Mike Trout noticed it right away during batting practice. The center-field wall in Angel Stadium, which was 400 feet away from home plate last season, is now 396 feet. The distance to straight-away left field, which was 365 feet last season, is 347 feet, and right field moved from 365 feet to 348 feet.
"At first, I thought, 'Why did they change it?'" the Angels center fielder said. "Then I thought that maybe they remeasured it in the off-season."
Neither is true. The dimensions of the outfield wall remain exactly the same as they were last season. But the location of several distance markers were moved laterally, to account for the placement of new advertising banners.
That gave some the impression the fences were moved in and caused confusion for fans who noticed the changes during Saturday night's exhibition game against the Dodgers.
"Nothing has changed," said Eric Kay, the team's director of communications. "The positioning of the numbers on the wall has moved — the ones in left and right field are tighter to the lines — and the placement is reflected in the actual distance in those spots. It's confusing, but it's just a change in angle."
Reliever Dane De La Rosa (forearm strain) threw an inning in minor league games in Arizona on Thursday and Sunday and will throw a simulated game Tuesday. Barring a setback, he could begin a rehabilitation assignment, probably with double-A Arkansas, by this weekend. He hopes to join the Angels by mid-April.
Left-hander Sean Burnett (sore elbow) has thrown three bullpen sessions in the last six days and hopes to face hitters in a simulated game Wednesday before reporting to extended spring-training camp in Arizona. There is no timetable for his return.

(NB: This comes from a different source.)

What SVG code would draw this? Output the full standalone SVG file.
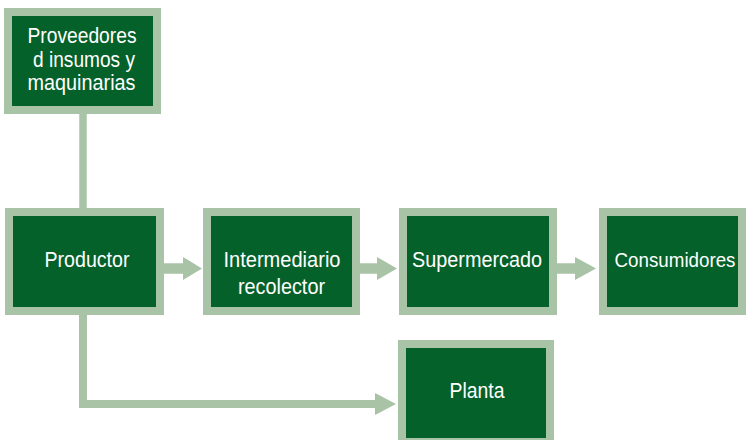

"It's frustrating, disappointing, to not be activated for opening day," the reliever said, "but it's going in the right direction."

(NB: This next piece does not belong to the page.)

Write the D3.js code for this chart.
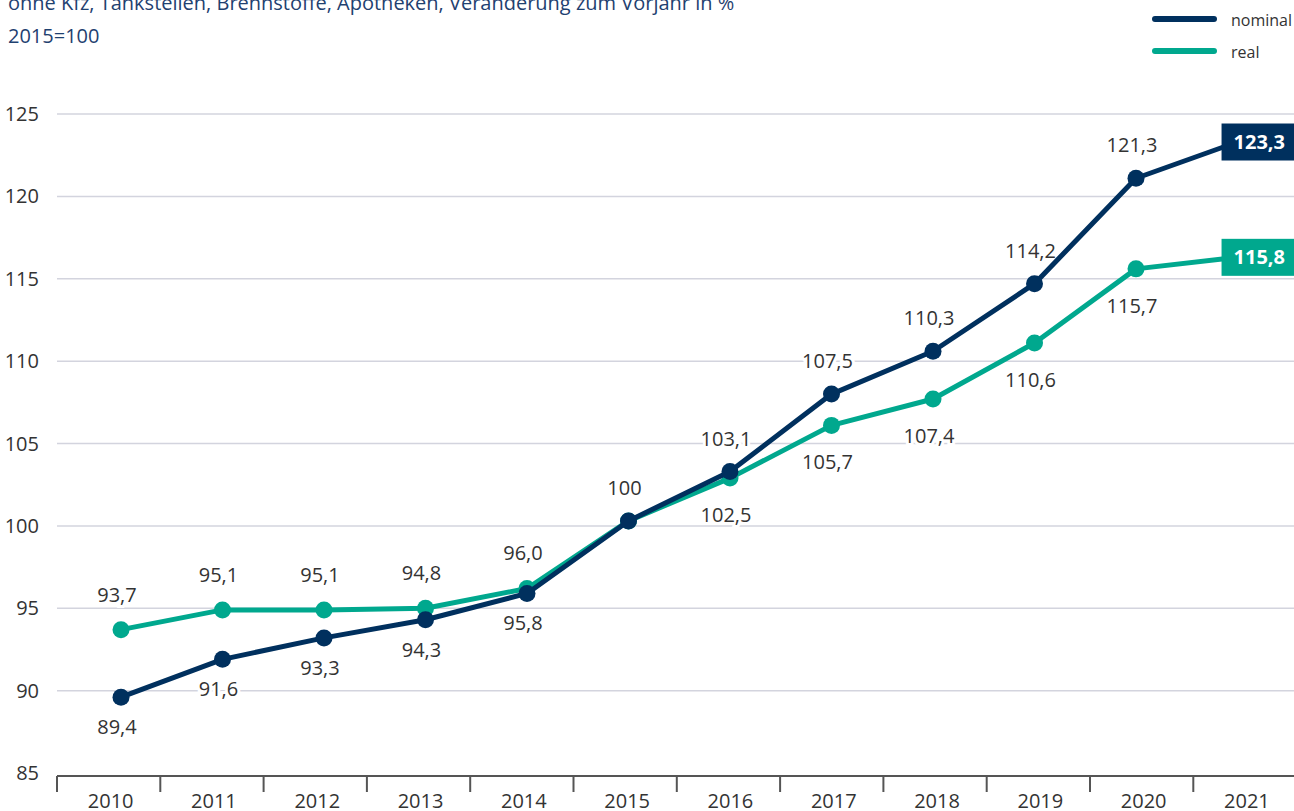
<!DOCTYPE html>
<html>
<head>
<meta charset="utf-8">
<script src="https://cdn.jsdelivr.net/npm/d3@7"></script>
<style>
  body { margin: 0; background: #fff; }
  svg { display: block; font-family: "Open Sans", "Noto Sans", sans-serif; }
</style>
</head>
<body>
<div id="chart"></div>
<script>
// data
var years = [2010, 2011, 2012, 2013, 2014, 2015, 2016, 2017, 2018, 2019, 2020, 2021];
var nominal = [89.6, 91.9, 93.2, 94.3, 95.9, 100.3, 103.3, 108.0, 110.6, 114.7, 121.1, 123.3];
var real = [93.7, 94.9, 94.9, 95.0, 96.2, 100.3, 102.9, 106.1, 107.7, 111.1, 115.6, 116.3];
var nominalLabels = ["89,4", "91,6", "93,3", "94,3", "95,8", "100", "103,1", "107,5", "110,3", "114,2", "121,3", "123,3"];
var realLabels = ["93,7", "95,1", "95,1", "94,8", "96,0", "", "102,5", "105,7", "107,4", "110,6", "115,7", "115,8"];
var yTicks = [85, 90, 95, 100, 105, 110, 115, 120, 125];
var subtitle = ["ohne Kfz, Tankstellen, Brennstoffe, Apotheken, Veränderung zum Vorjahr in %", "2015=100"];

var width = 1294, height = 811;
var navy = "#00305e", teal = "#00a88e", textCol = "#333333", titleCol = "#1f4170";

var svg = d3.select("#chart").append("svg")
  .attr("width", width)
  .attr("height", height);

var y = d3.scaleLinear().domain([85, 125]).range([773, 114]);

// axis bands (ticks / year labels)
var xBand = d3.scaleBand().domain(years).range([57, 57 + 12 * 103.3]);
// point positions of the lines
var x = d3.scalePoint().domain(years).range([121, 1237.5]);

// subtitle
svg.selectAll(".sub")
  .data(subtitle)
  .enter()
  .append("text")
    .attr("x", 8)
    .attr("y", function(d, i){ return 10 + i * 33 })
    .attr("fill", titleCol)
    .style("font-size", "20px")
    .text(function(d){ return d });

// legend
var legend = [{name: "nominal", color: navy, y: 19}, {name: "real", color: teal, y: 51}];
legend.forEach(function(l){
  svg.append("line")
    .attr("x1", 1155).attr("x2", 1214)
    .attr("y1", l.y).attr("y2", l.y)
    .attr("stroke", l.color)
    .attr("stroke-width", 6)
    .attr("stroke-linecap", "round");
  svg.append("text")
    .attr("x", 1231)
    .attr("y", l.y + 7)
    .attr("fill", textCol)
    .style("font-size", "16px")
    .text(l.name);
});

// gridlines
svg.append("g")
  .selectAll("line")
  .data(yTicks.filter(function(d){ return d > 85 }))
  .enter()
  .append("line")
    .attr("x1", 57).attr("x2", width)
    .attr("y1", function(d){ return y(d) })
    .attr("y2", function(d){ return y(d) })
    .attr("stroke", "#d3d4de")
    .attr("stroke-width", 1.5);

// y labels
svg.append("g")
  .selectAll("text")
  .data(yTicks)
  .enter()
  .append("text")
    .attr("x", 39)
    .attr("y", function(d){ return y(d) + 7 })
    .attr("text-anchor", "end")
    .attr("fill", textCol)
    .style("font-size", "20px")
    .text(function(d){ return d });

// x axis
var axisY = y(85) + 3;
svg.append("line")
  .attr("x1", 57).attr("x2", width)
  .attr("y1", axisY).attr("y2", axisY)
  .attr("stroke", "#555")
  .attr("stroke-width", 2);

svg.append("g")
  .selectAll("line")
  .data(years)
  .enter()
  .append("line")
    .attr("x1", function(d){ return xBand(d) })
    .attr("x2", function(d){ return xBand(d) })
    .attr("y1", axisY).attr("y2", axisY + 16)
    .attr("stroke", "#555")
    .attr("stroke-width", 2);

svg.append("g")
  .selectAll("text")
  .data(years)
  .enter()
  .append("text")
    .attr("x", function(d){ return xBand(d) + xBand.bandwidth() / 2 + 2 })
    .attr("y", 808)
    .attr("text-anchor", "middle")
    .attr("fill", textCol)
    .style("font-size", "20px")
    .text(function(d){ return d });

// data labels (white halo breaks the gridlines)
function addLabels(values, labels, isAbove, offAbove, offBelow) {
  svg.append("g")
    .selectAll("text")
    .data(years.slice(0, 11))
    .enter()
    .filter(function(d, i){ return labels[i] !== "" })
    .append("text")
      .attr("x", function(d){ return x(d) - 4 })
      .attr("y", function(d){
        var i = years.indexOf(d);
        return y(values[i]) + (isAbove(d) ? offAbove : offBelow) + 7;
      })
      .attr("text-anchor", "middle")
      .attr("fill", textCol)
      .attr("stroke", "#fff")
      .attr("stroke-width", 6)
      .attr("paint-order", "stroke")
      .style("font-size", "20px")
      .text(function(d){ return labels[years.indexOf(d)] });
}
addLabels(nominal, nominalLabels, function(d){ return d >= 2015 }, -33, 30);
addLabels(real, realLabels, function(d){ return d < 2015 }, -35, 37);

// lines and points
var line = d3.line()
  .x(function(d, i){ return x(years[i]) })
  .y(function(d){ return y(d) });

[{vals: real, color: teal}, {vals: nominal, color: navy}].forEach(function(s){
  svg.append("path")
    .attr("d", line(s.vals))
    .attr("fill", "none")
    .attr("stroke", s.color)
    .attr("stroke-width", 5)
    .attr("stroke-linejoin", "round");
  svg.append("g")
    .selectAll("circle")
    .data(s.vals.slice(0, 11))
    .enter()
    .append("circle")
      .attr("cx", function(d, i){ return x(years[i]) })
      .attr("cy", function(d){ return y(d) })
      .attr("r", 8.5)
      .attr("fill", s.color);
});

// end value boxes
[{v: nominal[11], t: nominalLabels[11], color: navy},
 {v: real[11], t: realLabels[11], color: teal}].forEach(function(b){
  var g = svg.append("g");
  var cy = y(b.v);
  var rect = g.append("rect").attr("fill", b.color);
  var txt = g.append("text")
    .attr("x", 1285)
    .attr("y", cy + 7)
    .attr("text-anchor", "end")
    .attr("fill", "#fff")
    .style("font-size", "20px")
    .style("font-weight", "bold")
    .text(b.t);
  var bb = txt.node().getBBox();
  rect.attr("x", bb.x - 12)
    .attr("y", cy - 18.5)
    .attr("width", width - bb.x + 12)
    .attr("height", 37);
});
</script>
</body>
</html>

Left-hander Brian Moran (sore elbow) continues to throw in Arizona but has not yet progressed to a mound.
Mike Scioscia is less of a man, and he couldn't be happier. Since Nov. 1, the Angels manager has lost 40 1/2 pounds, and he said he has "another 25 pounds to go."

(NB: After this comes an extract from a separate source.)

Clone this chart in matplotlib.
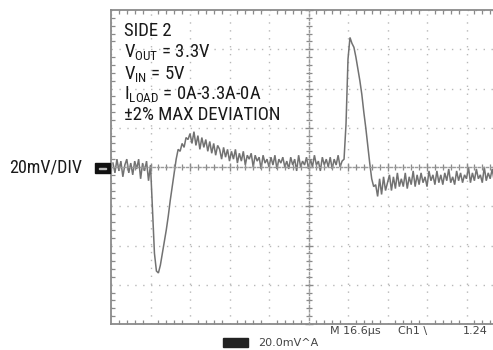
import matplotlib
matplotlib.use("Agg")
import matplotlib.pyplot as plt
import numpy as np
from matplotlib.patches import Rectangle
from matplotlib.ticker import MultipleLocator

# scope settings
US_PER_DIV = 16.6
MV_PER_DIV = 20.0
SAMPLE_US = 0.83      # one sample every 1/20 division
T_START_US = 0.83

# output voltage deviation, mV, one value per sample
V_MV = [
    # before the load step
    2, -3, 4, -2, 3, -5, 1, 4, -3, 2, -4, 3, -1, 4, -6, 2, -2, 3, -7, 1,
    # load step: undershoot and recovery
    -22, -44, -53, -54, -50, -44, -38, -32, -25, -17,
    -10, -3, 4, 9, 8, 12, 10, 15, 14, 17,
    # settling at 3.3A
    12, 18, 11, 16, 9, 15, 10, 14, 8, 13,
    7, 12, 6, 11, 9, 4, 10, 5, 9, 3,
    8, 4, 9, 2, 7, 3, 8, 1, 6, 4,
    7, 0, 6, 3, 5, -1, 6, 2, 4, 0,
    5, 1, 6, -1, 4, 2, 5, 0, 3, -1,
    5, 1, 4, -2, 6, 0, 3, 1, 5, -1,
    4, 0, 6, 1, 3, -2, 5, 1, 4, 0,
    5, -1, 4, 1, 6, 0, 3,
    # load release: overshoot
    4, 22, 55, 66, 63, 61, 56, 50, 44, 37, 28, 20, 11, 2, -6, -10, -9,
    # settling at 0A
    -15, -6, -14, -5, -12, -8, -4, -12, -5, -11,
    -3, -10, -6, -10, -3, -11, -5, -9, -2, -10,
    -4, -9, -3, -8, -5, -10, -2, -7, -4, -9,
    -2, -8, -4, -9, -3, -7, -1, -8, -5, -9,
    -2, -7, -3, -8, -4, -6, 0, -8, -3, -7,
    -1, -6, -4, -8, 0, -7, -3, -6, -1, -7,
]

NOTE_LINES = [
    "SIDE 2",
    r"V$_{\mathrm{OUT}}$ = 3.3V",
    r"V$_{\mathrm{IN}}$ = 5V",
    r"I$_{\mathrm{LOAD}}$ = 0A-3.3A-0A",
    "±2% MAX DEVIATION",
]

FONT = ["Roboto Condensed", "Archivo Narrow", "DejaVu Sans"]
plt.rcParams["font.family"] = FONT
plt.rcParams["mathtext.fontset"] = "custom"
plt.rcParams["mathtext.rm"] = "Roboto Condensed"
plt.rcParams["mathtext.it"] = "Roboto Condensed"

W, H = 493, 350
fig = plt.figure(figsize=(W / 100, H / 100), dpi=100)


def fx(px):
    return px / W


def fy(py):
    return 1 - py / H


# graticule: 10 x 8 divisions, right edge runs past the picture
pos = [fx(111), fy(324), fx(395), 314 / H]
ax = fig.add_axes(pos)
ax.set_xlim(0, 10 * US_PER_DIV)
ax.set_ylim(-4 * MV_PER_DIV, 4 * MV_PER_DIV)
ax.xaxis.set_major_locator(MultipleLocator(US_PER_DIV))
ax.yaxis.set_major_locator(MultipleLocator(MV_PER_DIV))
ax.xaxis.set_minor_locator(MultipleLocator(US_PER_DIV / 5))
ax.yaxis.set_minor_locator(MultipleLocator(MV_PER_DIV / 5))
ax.grid(True, which="major", color="#b8b8b8", lw=1.0, ls=(0, (1, 4.7)))
ax.tick_params(which="both", direction="in", top=True, right=True,
               labelbottom=False, labelleft=False, color="#8a8a8a")
ax.tick_params(which="major", length=0)
ax.tick_params(which="minor", length=3, width=0.9)
for s in ax.spines.values():
    s.set_color("#8a8a8a")
    s.set_linewidth(1.3)

# centre cross with its own small ticks
cx = fig.add_axes(pos, frameon=True, facecolor="none")
cx.set_xlim(ax.get_xlim())
cx.set_ylim(ax.get_ylim())
cx.spines["top"].set_visible(False)
cx.spines["right"].set_visible(False)
cx.spines["left"].set_position(("data", 5 * US_PER_DIV))
cx.spines["bottom"].set_position(("data", 0))
for k in ("left", "bottom"):
    cx.spines[k].set_color("#9a9a9a")
    cx.spines[k].set_linewidth(1.0)
    cx.spines[k].set_linestyle((0, (1.5, 1.5)))
cx.xaxis.set_major_locator(MultipleLocator(US_PER_DIV))
cx.yaxis.set_major_locator(MultipleLocator(MV_PER_DIV))
cx.xaxis.set_minor_locator(MultipleLocator(US_PER_DIV / 5))
cx.yaxis.set_minor_locator(MultipleLocator(MV_PER_DIV / 5))
cx.tick_params(which="both", direction="inout", labelbottom=False,
               labelleft=False, color="#8a8a8a")
cx.tick_params(which="major", length=6, width=1.0)
cx.tick_params(which="minor", length=4, width=0.9)

t_us = T_START_US + SAMPLE_US * np.arange(len(V_MV))
ax.plot(t_us, V_MV, color="#727272", lw=1.1, solid_joinstyle="miter", zorder=5)

# annotation block
baselines = [36, 57.5, 78.5, 99.5, 120]
for txt, by in zip(NOTE_LINES, baselines):
    fig.text(fx(124), fy(by), txt, fontsize=13.5, color="#1a1a1a",
             ha="left", va="baseline")

fig.text(fx(82), fy(167.5), "20mV/DIV", fontsize=13, color="#1a1a1a",
         ha="right", va="center")

# channel marker and scope readout
fig.add_artist(Rectangle((fx(95), fy(173)), fx(15), 10 / H,
                         transform=fig.transFigure, color="#111111"))
fig.add_artist(Rectangle((fx(99), fy(169.5)), fx(7), 2 / H,
                         transform=fig.transFigure, color="#bbbbbb"))
fig.add_artist(Rectangle((fx(223), fy(347)), fx(25), 9 / H,
                         transform=fig.transFigure, color="#222222"))

scope_kw = dict(fontsize=8, color="#444444", va="center", family=["DejaVu Sans"])
fig.text(fx(330), fy(331), "M 16.6µs", ha="left", **scope_kw)
fig.text(fx(398), fy(331), "Ch1 \\", ha="left", **scope_kw)
fig.text(fx(463), fy(331), "1.24", ha="left", **scope_kw)
fig.text(fx(258), fy(343), "20.0mV^A", ha="left", **scope_kw)

fig.savefig("out.png", dpi=100)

His motivation? "My wife saying enough is enough," he said. "She wants me to be healthy."
Asked what diet he is following, Scioscia said, "It's not rocket science. A little exercise and common-sense eating. Controlling the eating is not easy, but I'm doing it."
Vladimir Guerrero, who won the 2004 American League most-valuable-player award while leading the Angels to the division title, signed a one-day minor league contract with the team so he could officially retire with the Angels.
The former right fielder threw out the ceremonial first pitch to 1979 American League MVP Don Baylor, the Angels' new hitting coach, before Monday night's season opener.